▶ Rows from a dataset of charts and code

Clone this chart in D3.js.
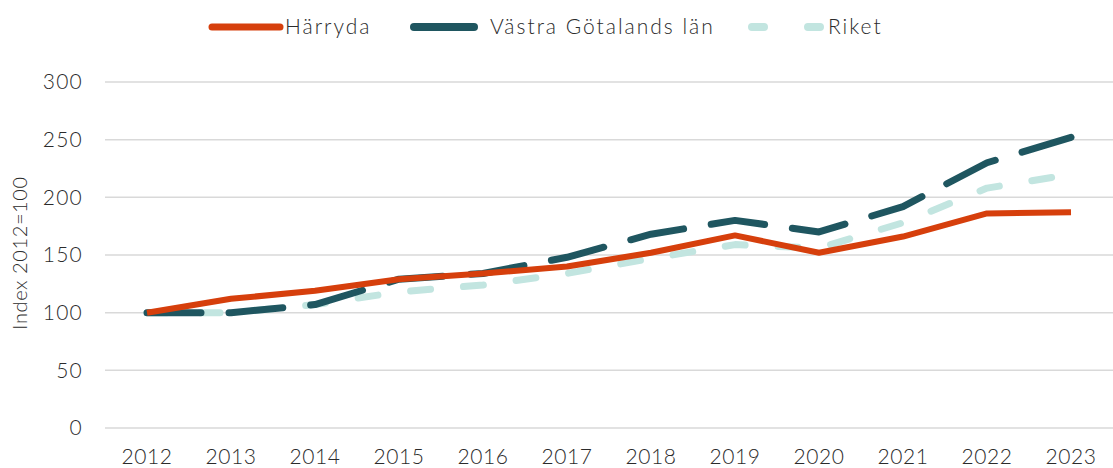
<!DOCTYPE html>
<html>
<head>
<meta charset="utf-8">
<script src="https://cdn.jsdelivr.net/npm/d3@7"></script>
<style>
  body { margin: 0; background: #fff; }
  text { font-family: Lato, "Open Sans", sans-serif; fill: #2b2b2b; font-weight: 300; }
</style>
</head>
<body>
<div id="chart"></div>
<script>
// Data
const years = ["2012", "2013", "2014", "2015", "2016", "2017", "2018", "2019", "2020", "2021", "2022", "2023"];
const harryda = [100, 112, 119, 129, 134, 140, 152, 167, 152, 166, 186, 187];
const vastra = [100, 100, 107, 129, 134, 148, 168, 180, 170, 192, 230, 252];
const riket = [100, 100, 107, 118, 124, 134, 147, 159, 156, 178, 208, 220];
const yTicks = [0, 50, 100, 150, 200, 250, 300];

const series = [
    { name: "Härryda", values: harryda, color: "#d63f0c", width: 6, dash: null },
    { name: "Västra Götalands län", values: vastra, color: "#1f5660", width: 7, dash: "54,28" },
    { name: "Riket", values: riket, color: "#c2e5e0", width: 7, dash: "20,33" }
];

const W = 1113, H = 468;
const margin = { top: 82, right: 0, bottom: 40, left: 105 };

const svg = d3.select("#chart")
    .append("svg")
    .attr("width", W)
    .attr("height", H);

const x = d3.scaleBand()
    .domain(years)
    .range([margin.left, W - margin.right]);

const y = d3.scaleLinear()
    .domain([0, 300])
    .range([428, 82]);

// gridlines
svg.append("g")
    .selectAll("line")
    .data(yTicks)
    .join("line")
    .attr("x1", margin.left)
    .attr("x2", W)
    .attr("y1", d => y(d))
    .attr("y2", d => y(d))
    .attr("stroke", "#d9d9d9")
    .attr("stroke-width", 1.5);

// y axis labels
const yAxis = svg.append("g")
    .attr("transform", `translate(${margin.left},0)`)
    .call(d3.axisLeft(y).tickValues(yTicks).tickSize(0).tickPadding(22));
yAxis.select(".domain").remove();
yAxis.selectAll("text")
    .style("font-size", "21px")
    .style("letter-spacing", "1.2px")
    .attr("fill", "#2b2b2b");

// x axis labels
const xAxis = svg.append("g")
    .attr("transform", `translate(0,${y(0)})`)
    .call(d3.axisBottom(x).tickSize(0).tickPadding(21));
xAxis.select(".domain").remove();
xAxis.selectAll("text")
    .style("font-size", "21px")
    .style("letter-spacing", "0.6px")
    .attr("fill", "#2b2b2b");

// y axis title
svg.append("text")
    .attr("transform", `translate(27,253) rotate(-90)`)
    .attr("text-anchor", "middle")
    .style("font-size", "20px")
    .style("letter-spacing", "0.6px")
    .text("Index 2012=100");

// lines, drawn back to front
const line = d3.line()
    .x((d, i) => x(years[i]) + x.bandwidth() / 2)
    .y(d => y(d));

svg.append("g")
    .selectAll("path")
    .data(series.slice().reverse())
    .join("path")
    .attr("d", d => line(d.values))
    .attr("fill", "none")
    .attr("stroke", d => d.color)
    .attr("stroke-width", d => d.width)
    .attr("stroke-dasharray", d => d.dash)
    .attr("stroke-linecap", d => d.dash ? "round" : "butt")
    .attr("stroke-linejoin", "round");

// legend
const legendPos = [
    { lx: 212, len: 68, tx: 285 },
    { lx: 414, len: 60, tx: 490 },
    { lx: 752, len: 68, tx: 828 }
];
const legend = svg.append("g")
    .selectAll("g")
    .data(series)
    .join("g");

legend.append("line")
    .attr("x1", (d, i) => legendPos[i].lx)
    .attr("x2", (d, i) => legendPos[i].lx + legendPos[i].len)
    .attr("y1", 27)
    .attr("y2", 27)
    .attr("stroke", d => d.color)
    .attr("stroke-width", d => d.width + 1)
    .attr("stroke-dasharray", (d, i) => i === 2 ? "12,44" : null)
    .attr("stroke-linecap", "round");

legend.append("text")
    .attr("x", (d, i) => legendPos[i].tx)
    .attr("y", 27)
    .attr("dy", "0.35em")
    .style("font-size", "21px")
    .style("letter-spacing", "2px")
    .text(d => d.name);
</script>
</body>
</html>
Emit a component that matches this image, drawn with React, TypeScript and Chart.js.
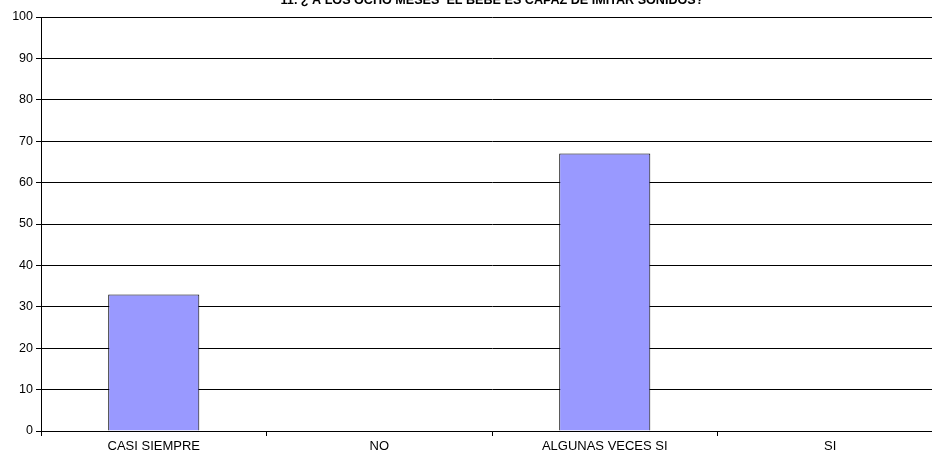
import React, { useEffect, useRef } from "react";
import { Chart, registerables } from "chart.js";

Chart.register(...registerables);

const categories = ["CASI SIEMPRE", "NO", "ALGUNAS VECES SI", "SI"];
const values = [33, 0, 67, 0];
const titleText = "11. ¿ A LOS OCHO MESES  EL BEBE ES CAPAZ DE IMITAR SONIDOS?";
const yMin = 0;
const yMax = 100;
const yStep = 10;

const FONT = "Arial, 'Liberation Sans', sans-serif";

const titlePlugin = {
  id: "clippedTitle",
  afterDraw(chart: any) {
    const { ctx, chartArea } = chart;
    ctx.save();
    ctx.font = `bold 12.6px ${FONT}`;
    ctx.fillStyle = "#000";
    ctx.textAlign = "center";
    ctx.textBaseline = "alphabetic";
    ctx.fillText(titleText, (chartArea.left + chartArea.right) / 2, 4);
    ctx.restore();
  },
};

export default function App() {
  const ref = useRef<HTMLCanvasElement>(null);
  useEffect(() => {
    if (!ref.current) return;
    const chart = new Chart(ref.current, {
      type: "bar",
      data: {
        labels: categories,
        datasets: [
          {
            data: values,
            backgroundColor: "#9999FF",
            borderColor: "#000",
            borderWidth: 1,
            barPercentage: 0.404,
            categoryPercentage: 1,
          },
        ],
      },
      options: {
        animation: false,
        responsive: false,
        maintainAspectRatio: false,
        layout: { padding: { top: 17, right: 17, left: 0, bottom: 0 } },
        plugins: {
          legend: { display: false },
          title: { display: false },
          tooltip: { enabled: false },
        },
        scales: {
          x: {
            offset: true,
            grid: {
              offset: true,
              drawOnChartArea: false,
              drawTicks: true,
              tickLength: 5,
              color: "#000",
            },
            border: { color: "#000", width: 1 },
            ticks: {
              color: "#000",
              font: { family: FONT, size: 13 },
              padding: 3,
              maxRotation: 0,
              autoSkip: false,
            },
            afterFit(scale: any) {
              scale.height = 22;
            },
          },
          y: {
            min: yMin,
            max: yMax,
            grid: {
              color: "#000",
              drawTicks: true,
              tickLength: 5,
            },
            border: { color: "#000", width: 1 },
            ticks: {
              stepSize: yStep,
              color: "#000",
              font: { family: FONT, size: 12.5 },
              padding: 3,
            },
            afterFit(scale: any) {
              scale.width = 41;
            },
          },
        },
      },
      plugins: [titlePlugin],
    });
    return () => chart.destroy();
  }, []);
  return (
    <div
      style={{
        position: "fixed",
        left: 0,
        top: 0,
        width: 932,
        height: 453,
        overflow: "hidden",
        background: "#fff",
      }}
    >
      <canvas ref={ref} width={960} height={453} style={{ display: "block" }} />
    </div>
  );
}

▶ WHAT YOU WILL DO
Every entry should be returned exactly as written, minus the pictures.

▶ RESULT FOR THIS TASK
Clone this chart in D3.js.
<!DOCTYPE html>
<html>
<head>
<meta charset="utf-8">
<script src="https://cdn.jsdelivr.net/npm/d3@7"></script>
<style>
  body { margin: 0; background: #fff; }
  text { font-family: Lato, "Open Sans", sans-serif; fill: #2b2b2b; font-weight: 300; }
</style>
</head>
<body>
<div id="chart"></div>
<script>
// Data
const years = ["2012", "2013", "2014", "2015", "2016", "2017", "2018", "2019", "2020", "2021", "2022", "2023"];
const harryda = [100, 112, 119, 129, 134, 140, 152, 167, 152, 166, 186, 187];
const vastra = [100, 100, 107, 129, 134, 148, 168, 180, 170, 192, 230, 252];
const riket = [100, 100, 107, 118, 124, 134, 147, 159, 156, 178, 208, 220];
const yTicks = [0, 50, 100, 150, 200, 250, 300];

const series = [
    { name: "Härryda", values: harryda, color: "#d63f0c", width: 6, dash: null },
    { name: "Västra Götalands län", values: vastra, color: "#1f5660", width: 7, dash: "54,28" },
    { name: "Riket", values: riket, color: "#c2e5e0", width: 7, dash: "20,33" }
];

const W = 1113, H = 468;
const margin = { top: 82, right: 0, bottom: 40, left: 105 };

const svg = d3.select("#chart")
    .append("svg")
    .attr("width", W)
    .attr("height", H);

const x = d3.scaleBand()
    .domain(years)
    .range([margin.left, W - margin.right]);

const y = d3.scaleLinear()
    .domain([0, 300])
    .range([428, 82]);

// gridlines
svg.append("g")
    .selectAll("line")
    .data(yTicks)
    .join("line")
    .attr("x1", margin.left)
    .attr("x2", W)
    .attr("y1", d => y(d))
    .attr("y2", d => y(d))
    .attr("stroke", "#d9d9d9")
    .attr("stroke-width", 1.5);

// y axis labels
const yAxis = svg.append("g")
    .attr("transform", `translate(${margin.left},0)`)
    .call(d3.axisLeft(y).tickValues(yTicks).tickSize(0).tickPadding(22));
yAxis.select(".domain").remove();
yAxis.selectAll("text")
    .style("font-size", "21px")
    .style("letter-spacing", "1.2px")
    .attr("fill", "#2b2b2b");

// x axis labels
const xAxis = svg.append("g")
    .attr("transform", `translate(0,${y(0)})`)
    .call(d3.axisBottom(x).tickSize(0).tickPadding(21));
xAxis.select(".domain").remove();
xAxis.selectAll("text")
    .style("font-size", "21px")
    .style("letter-spacing", "0.6px")
    .attr("fill", "#2b2b2b");

// y axis title
svg.append("text")
    .attr("transform", `translate(27,253) rotate(-90)`)
    .attr("text-anchor", "middle")
    .style("font-size", "20px")
    .style("letter-spacing", "0.6px")
    .text("Index 2012=100");

// lines, drawn back to front
const line = d3.line()
    .x((d, i) => x(years[i]) + x.bandwidth() / 2)
    .y(d => y(d));

svg.append("g")
    .selectAll("path")
    .data(series.slice().reverse())
    .join("path")
    .attr("d", d => line(d.values))
    .attr("fill", "none")
    .attr("stroke", d => d.color)
    .attr("stroke-width", d => d.width)
    .attr("stroke-dasharray", d => d.dash)
    .attr("stroke-linecap", d => d.dash ? "round" : "butt")
    .attr("stroke-linejoin", "round");

// legend
const legendPos = [
    { lx: 212, len: 68, tx: 285 },
    { lx: 414, len: 60, tx: 490 },
    { lx: 752, len: 68, tx: 828 }
];
const legend = svg.append("g")
    .selectAll("g")
    .data(series)
    .join("g");

legend.append("line")
    .attr("x1", (d, i) => legendPos[i].lx)
    .attr("x2", (d, i) => legendPos[i].lx + legendPos[i].len)
    .attr("y1", 27)
    .attr("y2", 27)
    .attr("stroke", d => d.color)
    .attr("stroke-width", d => d.width + 1)
    .attr("stroke-dasharray", (d, i) => i === 2 ? "12,44" : null)
    .attr("stroke-linecap", "round");

legend.append("text")
    .attr("x", (d, i) => legendPos[i].tx)
    .attr("y", 27)
    .attr("dy", "0.35em")
    .style("font-size", "21px")
    .style("letter-spacing", "2px")
    .text(d => d.name);
</script>
</body>
</html>
Emit a component that matches this image, drawn with React, TypeScript and Chart.js.
import React, { useEffect, useRef } from "react";
import { Chart, registerables } from "chart.js";

Chart.register(...registerables);

const categories = ["CASI SIEMPRE", "NO", "ALGUNAS VECES SI", "SI"];
const values = [33, 0, 67, 0];
const titleText = "11. ¿ A LOS OCHO MESES  EL BEBE ES CAPAZ DE IMITAR SONIDOS?";
const yMin = 0;
const yMax = 100;
const yStep = 10;

const FONT = "Arial, 'Liberation Sans', sans-serif";

const titlePlugin = {
  id: "clippedTitle",
  afterDraw(chart: any) {
    const { ctx, chartArea } = chart;
    ctx.save();
    ctx.font = `bold 12.6px ${FONT}`;
    ctx.fillStyle = "#000";
    ctx.textAlign = "center";
    ctx.textBaseline = "alphabetic";
    ctx.fillText(titleText, (chartArea.left + chartArea.right) / 2, 4);
    ctx.restore();
  },
};

export default function App() {
  const ref = useRef<HTMLCanvasElement>(null);
  useEffect(() => {
    if (!ref.current) return;
    const chart = new Chart(ref.current, {
      type: "bar",
      data: {
        labels: categories,
        datasets: [
          {
            data: values,
            backgroundColor: "#9999FF",
            borderColor: "#000",
            borderWidth: 1,
            barPercentage: 0.404,
            categoryPercentage: 1,
          },
        ],
      },
      options: {
        animation: false,
        responsive: false,
        maintainAspectRatio: false,
        layout: { padding: { top: 17, right: 17, left: 0, bottom: 0 } },
        plugins: {
          legend: { display: false },
          title: { display: false },
          tooltip: { enabled: false },
        },
        scales: {
          x: {
            offset: true,
            grid: {
              offset: true,
              drawOnChartArea: false,
              drawTicks: true,
              tickLength: 5,
              color: "#000",
            },
            border: { color: "#000", width: 1 },
            ticks: {
              color: "#000",
              font: { family: FONT, size: 13 },
              padding: 3,
              maxRotation: 0,
              autoSkip: false,
            },
            afterFit(scale: any) {
              scale.height = 22;
            },
          },
          y: {
            min: yMin,
            max: yMax,
            grid: {
              color: "#000",
              drawTicks: true,
              tickLength: 5,
            },
            border: { color: "#000", width: 1 },
            ticks: {
              stepSize: yStep,
              color: "#000",
              font: { family: FONT, size: 12.5 },
              padding: 3,
            },
            afterFit(scale: any) {
              scale.width = 41;
            },
          },
        },
      },
      plugins: [titlePlugin],
    });
    return () => chart.destroy();
  }, []);
  return (
    <div
      style={{
        position: "fixed",
        left: 0,
        top: 0,
        width: 932,
        height: 453,
        overflow: "hidden",
        background: "#fff",
      }}
    >
      <canvas ref={ref} width={960} height={453} style={{ display: "block" }} />
    </div>
  );
}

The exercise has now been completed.